** START **
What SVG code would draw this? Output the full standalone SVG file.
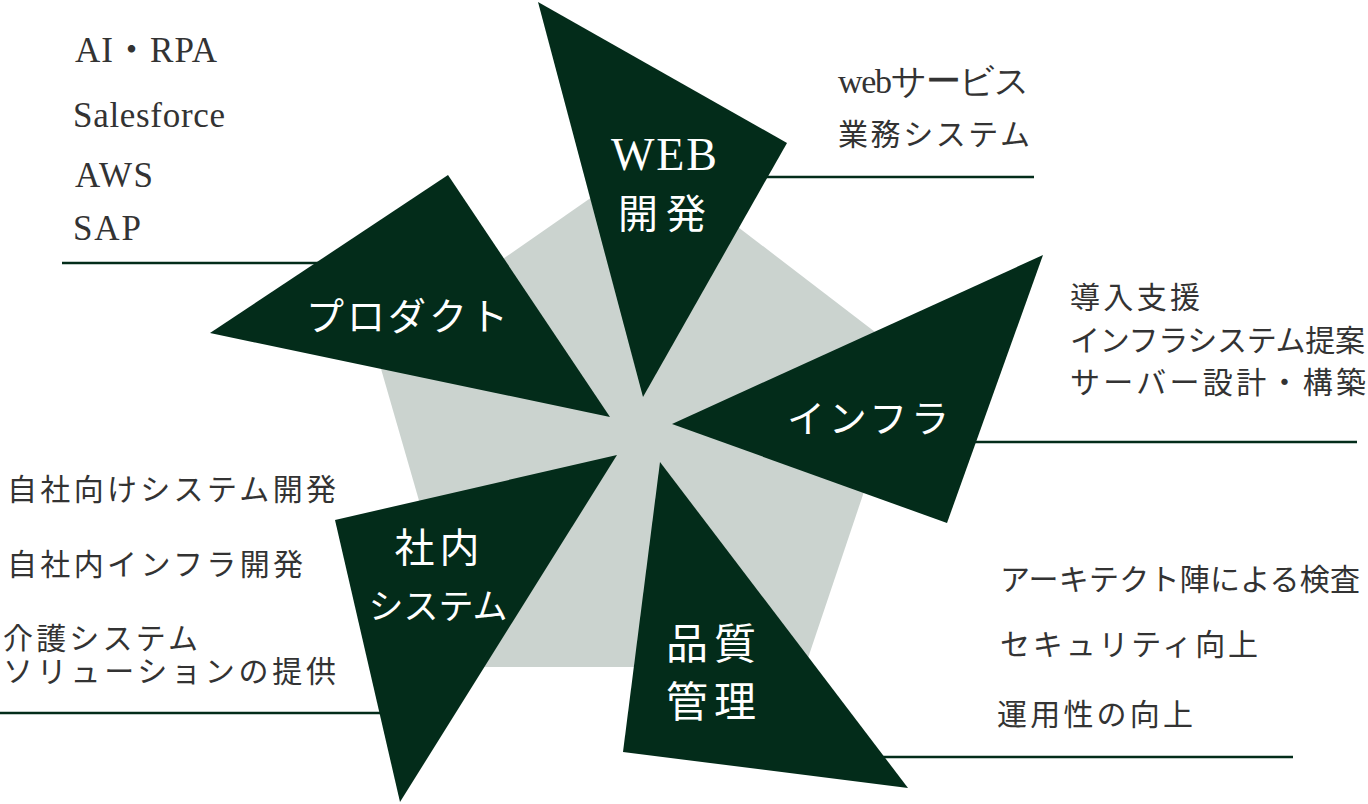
<svg xmlns="http://www.w3.org/2000/svg" width="1368" height="804" viewBox="0 0 1368 804">
  <style>
    .tri { fill: #032c1a; }
    .bg { fill: #cbd3cf; }
    .rule { stroke: #032c1a; stroke-width: 2.5; fill: none; }
    .lbl { fill: #ffffff; font-family: "Noto Sans CJK JP", "Noto Sans", sans-serif; text-anchor: middle; }
    .lblser { fill: #ffffff; font-family: "Liberation Serif", "Noto Sans CJK JP", serif; text-anchor: middle; }
    .item { fill: #333333; font-family: "Liberation Serif", "Noto Sans CJK JP", serif; font-size: 30px; }
    .lat { fill: #333333; font-family: "Liberation Serif", serif; font-size: 35px; }
  </style>
  <rect width="1368" height="804" fill="#ffffff"/>
  <polygon id="pentagon" class="bg" points="648,158 909,358 805,667 467,667 375,348"/>
  <g id="connectors">
    <line class="rule" x1="62" y1="263" x2="340" y2="263"/>
    <line class="rule" x1="740" y1="177" x2="1034" y2="177"/>
    <line class="rule" x1="950" y1="442" x2="1357" y2="442"/>
    <line class="rule" x1="860" y1="757" x2="1293" y2="757"/>
    <line class="rule" x1="0" y1="713" x2="400" y2="713"/>
  </g>
  <g id="node-web">
    <polygon class="tri" points="538,2 787,143 643,397"/>
    <text class="lblser" x="664" y="170" font-size="46" textLength="106" lengthAdjust="spacing">WEB</text>
    <text class="lbl" x="662" y="228" font-size="40" textLength="88" lengthAdjust="spacing">開発</text>
    <text class="lat" x="838" y="93" font-size="30" textLength="192" lengthAdjust="spacing"><tspan font-size="34">web</tspan>サービス</text>
    <text class="item" x="838" y="145" textLength="192" lengthAdjust="spacing">業務システム</text>
  </g>
  <g id="node-product">
    <polygon class="tri" points="448,175 610,417 210,333"/>
    <text class="lbl" x="407" y="330" font-size="38" textLength="202" lengthAdjust="spacing">プロダクト</text>
    <text class="lat" x="75" y="62" textLength="142" lengthAdjust="spacing">AI<tspan font-family="Noto Sans CJK JP, sans-serif">・</tspan>RPA</text>
    <text class="lat" x="73" y="127" textLength="152" lengthAdjust="spacing">Salesforce</text>
    <text class="lat" x="75" y="187" textLength="78" lengthAdjust="spacing">AWS</text>
    <text class="lat" x="73" y="240" textLength="68" lengthAdjust="spacing">SAP</text>
  </g>
  <g id="node-infra">
    <polygon class="tri" points="1043,255 947,523 672,424"/>
    <text class="lbl" x="868" y="432" font-size="38" textLength="162" lengthAdjust="spacing">インフラ</text>
    <text class="item" x="1070" y="308" font-size="30" textLength="130" lengthAdjust="spacing">導入支援</text>
    <text class="item" x="1070" y="351" font-size="29" textLength="295" lengthAdjust="spacing">インフラシステム提案</text>
    <text class="item" x="1070" y="393" font-size="29" textLength="296" lengthAdjust="spacing">サーバー設計・構築</text>
  </g>
  <g id="node-quality">
    <polygon class="tri" points="660,462 908,788 623,752"/>
    <text class="lbl" x="711" y="659" font-size="42" textLength="90" lengthAdjust="spacing">品質</text>
    <text class="lbl" x="711" y="717" font-size="42" textLength="90" lengthAdjust="spacing">管理</text>
    <text class="item" x="1000" y="590" textLength="360" lengthAdjust="spacing">アーキテクト陣による検査</text>
    <text class="item" x="1000" y="655" textLength="258" lengthAdjust="spacing">セキュリティ向上</text>
    <text class="item" x="997" y="725" textLength="196" lengthAdjust="spacing">運用性の向上</text>
  </g>
  <g id="node-internal">
    <polygon class="tri" points="617,455 400,802 335,520"/>
    <text class="lbl" x="437" y="562" font-size="40" textLength="85" lengthAdjust="spacing">社内</text>
    <text class="lbl" x="438" y="619" font-size="35" textLength="139" lengthAdjust="spacing">システム</text>
    <text class="item" x="7" y="500" textLength="329" lengthAdjust="spacing">自社向けシステム開発</text>
    <text class="item" x="7" y="575" textLength="296" lengthAdjust="spacing">自社内インフラ開発</text>
    <text class="item" x="3" y="649" textLength="195" lengthAdjust="spacing">介護システム</text>
    <text class="item" x="3" y="682" textLength="333" lengthAdjust="spacing">ソリューションの提供</text>
  </g>
</svg>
** END **
**STATED EXERCISE**
Write the listing out a second time exactly, dropping all images.

**EXERCISE RESPONSE**
What SVG code would draw this? Output the full standalone SVG file.
<svg xmlns="http://www.w3.org/2000/svg" width="1368" height="804" viewBox="0 0 1368 804">
  <style>
    .tri { fill: #032c1a; }
    .bg { fill: #cbd3cf; }
    .rule { stroke: #032c1a; stroke-width: 2.5; fill: none; }
    .lbl { fill: #ffffff; font-family: "Noto Sans CJK JP", "Noto Sans", sans-serif; text-anchor: middle; }
    .lblser { fill: #ffffff; font-family: "Liberation Serif", "Noto Sans CJK JP", serif; text-anchor: middle; }
    .item { fill: #333333; font-family: "Liberation Serif", "Noto Sans CJK JP", serif; font-size: 30px; }
    .lat { fill: #333333; font-family: "Liberation Serif", serif; font-size: 35px; }
  </style>
  <rect width="1368" height="804" fill="#ffffff"/>
  <polygon id="pentagon" class="bg" points="648,158 909,358 805,667 467,667 375,348"/>
  <g id="connectors">
    <line class="rule" x1="62" y1="263" x2="340" y2="263"/>
    <line class="rule" x1="740" y1="177" x2="1034" y2="177"/>
    <line class="rule" x1="950" y1="442" x2="1357" y2="442"/>
    <line class="rule" x1="860" y1="757" x2="1293" y2="757"/>
    <line class="rule" x1="0" y1="713" x2="400" y2="713"/>
  </g>
  <g id="node-web">
    <polygon class="tri" points="538,2 787,143 643,397"/>
    <text class="lblser" x="664" y="170" font-size="46" textLength="106" lengthAdjust="spacing">WEB</text>
    <text class="lbl" x="662" y="228" font-size="40" textLength="88" lengthAdjust="spacing">開発</text>
    <text class="lat" x="838" y="93" font-size="30" textLength="192" lengthAdjust="spacing"><tspan font-size="34">web</tspan>サービス</text>
    <text class="item" x="838" y="145" textLength="192" lengthAdjust="spacing">業務システム</text>
  </g>
  <g id="node-product">
    <polygon class="tri" points="448,175 610,417 210,333"/>
    <text class="lbl" x="407" y="330" font-size="38" textLength="202" lengthAdjust="spacing">プロダクト</text>
    <text class="lat" x="75" y="62" textLength="142" lengthAdjust="spacing">AI<tspan font-family="Noto Sans CJK JP, sans-serif">・</tspan>RPA</text>
    <text class="lat" x="73" y="127" textLength="152" lengthAdjust="spacing">Salesforce</text>
    <text class="lat" x="75" y="187" textLength="78" lengthAdjust="spacing">AWS</text>
    <text class="lat" x="73" y="240" textLength="68" lengthAdjust="spacing">SAP</text>
  </g>
  <g id="node-infra">
    <polygon class="tri" points="1043,255 947,523 672,424"/>
    <text class="lbl" x="868" y="432" font-size="38" textLength="162" lengthAdjust="spacing">インフラ</text>
    <text class="item" x="1070" y="308" font-size="30" textLength="130" lengthAdjust="spacing">導入支援</text>
    <text class="item" x="1070" y="351" font-size="29" textLength="295" lengthAdjust="spacing">インフラシステム提案</text>
    <text class="item" x="1070" y="393" font-size="29" textLength="296" lengthAdjust="spacing">サーバー設計・構築</text>
  </g>
  <g id="node-quality">
    <polygon class="tri" points="660,462 908,788 623,752"/>
    <text class="lbl" x="711" y="659" font-size="42" textLength="90" lengthAdjust="spacing">品質</text>
    <text class="lbl" x="711" y="717" font-size="42" textLength="90" lengthAdjust="spacing">管理</text>
    <text class="item" x="1000" y="590" textLength="360" lengthAdjust="spacing">アーキテクト陣による検査</text>
    <text class="item" x="1000" y="655" textLength="258" lengthAdjust="spacing">セキュリティ向上</text>
    <text class="item" x="997" y="725" textLength="196" lengthAdjust="spacing">運用性の向上</text>
  </g>
  <g id="node-internal">
    <polygon class="tri" points="617,455 400,802 335,520"/>
    <text class="lbl" x="437" y="562" font-size="40" textLength="85" lengthAdjust="spacing">社内</text>
    <text class="lbl" x="438" y="619" font-size="35" textLength="139" lengthAdjust="spacing">システム</text>
    <text class="item" x="7" y="500" textLength="329" lengthAdjust="spacing">自社向けシステム開発</text>
    <text class="item" x="7" y="575" textLength="296" lengthAdjust="spacing">自社内インフラ開発</text>
    <text class="item" x="3" y="649" textLength="195" lengthAdjust="spacing">介護システム</text>
    <text class="item" x="3" y="682" textLength="333" lengthAdjust="spacing">ソリューションの提供</text>
  </g>
</svg>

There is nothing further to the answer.